Changes to inheritance tax relief: what family businesses need to know

13th November 2025

Family and owner-managed businesses make up the majority of the Yorkshire business community, with 94.4% of all businesses in the region falling into this category.

With this in mind, the government’s plan to reduce inheritance tax (IHT) relief for trading company shares from April 2026 is expected to have a significant impact on thousands of people across the region. Many may find themselves facing higher tax liabilities on estates than they had previously anticipated.

As our contentious probate partner, Nazia Nawaz, explains, those who fail to prepare could face a range of financial challenges, operational disruption and emotional uncertainty for the families left behind.
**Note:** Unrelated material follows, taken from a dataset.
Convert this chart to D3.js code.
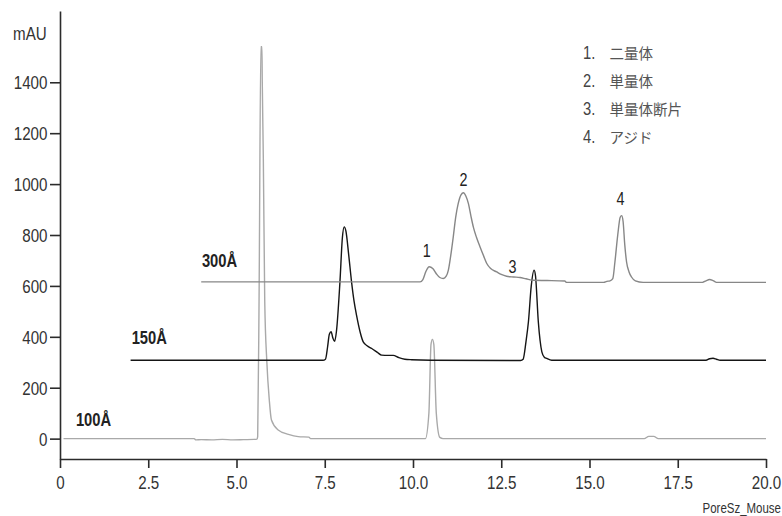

This change underlines the growing importance of structured succession planning for family and owner-managed businesses. It is no longer just a sensible step; it is essential, and not only from a tax perspective.
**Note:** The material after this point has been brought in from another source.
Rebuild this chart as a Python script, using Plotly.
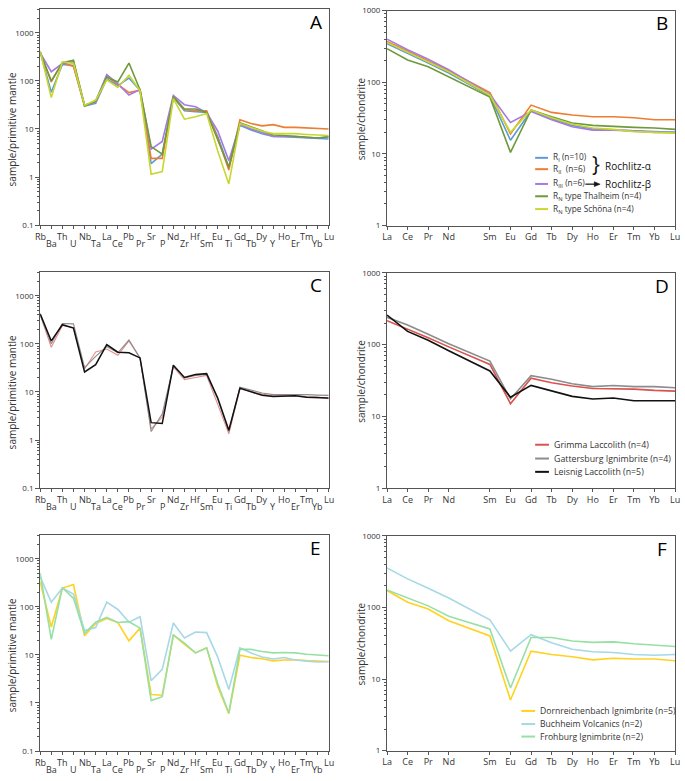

Without effective planning, increased IHT liabilities could create real financial pressure for family businesses. For those without sufficient reserves, the need to raise funds to pay tax could lead to the sale of company shares or assets, or to the need for external investment, which in some cases may mean family control is lost. Even where there are sufficient cash reserves, the additional expenditure could still affect liquidity and disrupt the long-term financial stability of the business.

At what is already a difficult time for families, this additional financial burden could make matters considerably worse. Structured succession planning helps to protect owners, shareholders and the livelihoods of employees who depend on these family-run enterprises that form the backbone of our local economy. Failing to act now may leave businesses facing unnecessary financial strain and difficult decisions at an already sensitive time.
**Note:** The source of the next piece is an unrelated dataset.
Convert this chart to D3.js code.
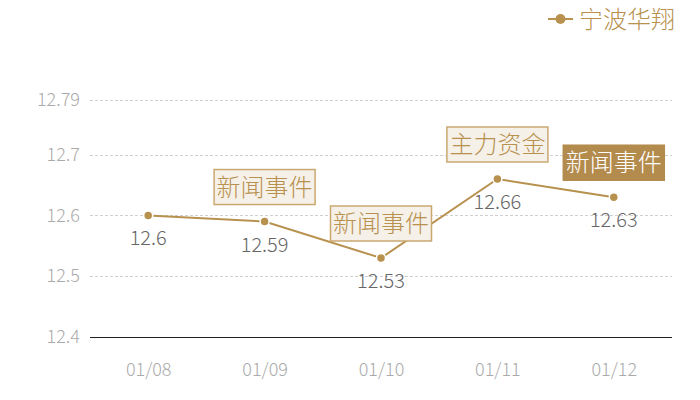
<!DOCTYPE html>
<html>
<head>
<meta charset="utf-8">
<script src="https://cdn.jsdelivr.net/npm/d3@7"></script>
<style>
  body { margin: 0; background: #fff; }
  text { font-family: "Noto Sans CJK SC", "Noto Sans", sans-serif; font-weight: 300; }
</style>
</head>
<body>
<div id="vis"></div>
<script>
const FRAME_WIDTH = 700;
const FRAME_HEIGHT = 400;
const MARGINS = {left: 90, right: 28, top: 100, bottom: 63};

// data
const dates = ["01/08", "01/09", "01/10", "01/11", "01/12"];
const prices = [12.6, 12.59, 12.53, 12.66, 12.63];
const yTicks = [12.4, 12.5, 12.6, 12.7, 12.79];
const events = [null, "新闻事件", "新闻事件", "主力资金", "新闻事件"];
const eventFilled = [false, false, false, false, true];
const seriesName = "宁波华翔";

const GOLD = "#b8914f";

const VIS_WIDTH = FRAME_WIDTH - MARGINS.left - MARGINS.right;
const VIS_HEIGHT = FRAME_HEIGHT - MARGINS.top - MARGINS.bottom;

const svg = d3.select("#vis")
  .append("svg")
    .attr("width", FRAME_WIDTH)
    .attr("height", FRAME_HEIGHT);

const X_SCALE = d3.scalePoint()
  .domain(dates)
  .range([0, VIS_WIDTH])
  .padding(0.5);

const Y_SCALE = d3.scaleLinear()
  .domain([12.4, 12.79])
  .range([VIS_HEIGHT, 0]);

const g = svg.append("g")
  .attr("transform", "translate(" + MARGINS.left + "," + MARGINS.top + ")");

// grid lines
g.selectAll(".grid")
  .data(yTicks.slice(1))
  .enter()
  .append("line")
    .attr("x1", 0)
    .attr("x2", VIS_WIDTH)
    .attr("y1", d => Math.round(Y_SCALE(d)) + 0.5)
    .attr("y2", d => Math.round(Y_SCALE(d)) + 0.5)
    .attr("stroke", "#d0d0d0")
    .attr("stroke-dasharray", "3,2");

// y axis
const yAxis = g.append("g")
  .call(d3.axisLeft(Y_SCALE).tickValues(yTicks).tickSize(0).tickPadding(10)
        .tickFormat(d => String(d)));
yAxis.select(".domain").remove();
yAxis.selectAll("text")
  .attr("font-size", "18px")
  .attr("fill", "#aaaaaa")
  .style("font-family", "'Noto Sans CJK SC', sans-serif");

// x axis
const xAxis = g.append("g")
  .attr("transform", "translate(0," + (Math.round(VIS_HEIGHT) + 0.5) + ")")
  .call(d3.axisBottom(X_SCALE).tickSize(0).tickPadding(26));
xAxis.select(".domain")
  .attr("stroke", "#222")
  .attr("d", "M0,0H" + VIS_WIDTH);
xAxis.selectAll("text")
  .attr("font-size", "18px")
  .attr("fill", "#aaaaaa")
  .style("font-family", "'Noto Sans CJK SC', sans-serif");

// line
const line = d3.line()
  .x((d, i) => X_SCALE(dates[i]))
  .y(d => Y_SCALE(d));

g.append("path")
  .datum(prices)
  .attr("d", line)
  .attr("fill", "none")
  .attr("stroke", GOLD)
  .attr("stroke-width", 2);

g.selectAll(".pt")
  .data(prices)
  .enter()
  .append("circle")
    .attr("cx", (d, i) => X_SCALE(dates[i]))
    .attr("cy", d => Y_SCALE(d))
    .attr("r", 4.5)
    .attr("fill", GOLD)
    .attr("stroke", "#fff")
    .attr("stroke-width", 1.5);

// value labels
g.selectAll(".val")
  .data(prices)
  .enter()
  .append("text")
    .attr("x", (d, i) => X_SCALE(dates[i]))
    .attr("y", d => Y_SCALE(d) + 30)
    .attr("text-anchor", "middle")
    .attr("font-size", "20px")
    .attr("font-weight", 400)
    .attr("fill", "#666666")
    .text(d => String(d));

// event markers
const boxW = 101, boxH = 35;
const ev = g.selectAll(".ev")
  .data(prices.map((d, i) => ({v: d, i: i})).filter(d => events[d.i]))
  .enter()
  .append("g")
    .attr("transform", d => "translate(" + X_SCALE(dates[d.i]) + "," + (Y_SCALE(d.v) - 17) + ")");

ev.append("rect")
  .attr("x", -boxW / 2)
  .attr("y", -boxH)
  .attr("width", boxW)
  .attr("height", boxH)
  .attr("fill", d => eventFilled[d.i] ? "#b38b4d" : "#f5f0e8")
  .attr("stroke", d => eventFilled[d.i] ? "#b38b4d" : "#c9a870")
  .attr("stroke-width", 1.5);

ev.append("text")
  .attr("x", 0)
  .attr("y", -boxH / 2 + 8.5)
  .attr("text-anchor", "middle")
  .attr("font-size", "24px")
  .attr("fill", d => eventFilled[d.i] ? "#ffffff" : GOLD)
  .text(d => events[d.i]);

// legend
const legend = svg.append("g").attr("transform", "translate(548,19)");
legend.append("line")
  .attr("x1", 0).attr("x2", 25)
  .attr("stroke", GOLD).attr("stroke-width", 2);
legend.append("circle")
  .attr("cx", 12.5).attr("r", 5)
  .attr("fill", GOLD);
legend.append("text")
  .attr("x", 31)
  .attr("y", 9)
  .attr("font-size", "24px")
  .attr("fill", GOLD)
  .text(seriesName);
</script>
</body>
</html>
Nazia also highlights that good succession planning can help to avoid inheritance disputes, an issue that regularly has a detrimental effect on family businesses. Many family firms, having grown organically, operate with informal arrangements between shareholders and directors. When a shareholder-director passes away, this lack of structure can lead to conflict and uncertainty, further complicating the administration of the estate. In some cases, this can result in the sale of the business, often at a reduced value, and lasting damage to relationships.

A business that has taken a lifetime to build can quickly become fragmented without clear planning. While these discussions can be uncomfortable, taking proactive steps now to address succession and ownership will help to protect both the business and the family’s legacy.

Advance planning provides financial reassurance and ensures that the business remains resilient and adaptable. Reviewing ownership models and share structures early will help ensure that the business continues to qualify for available reliefs where possible.

Nazia’s advice is clear. Families should take action now to protect their businesses, plan for the future and preserve what they have worked so hard to build.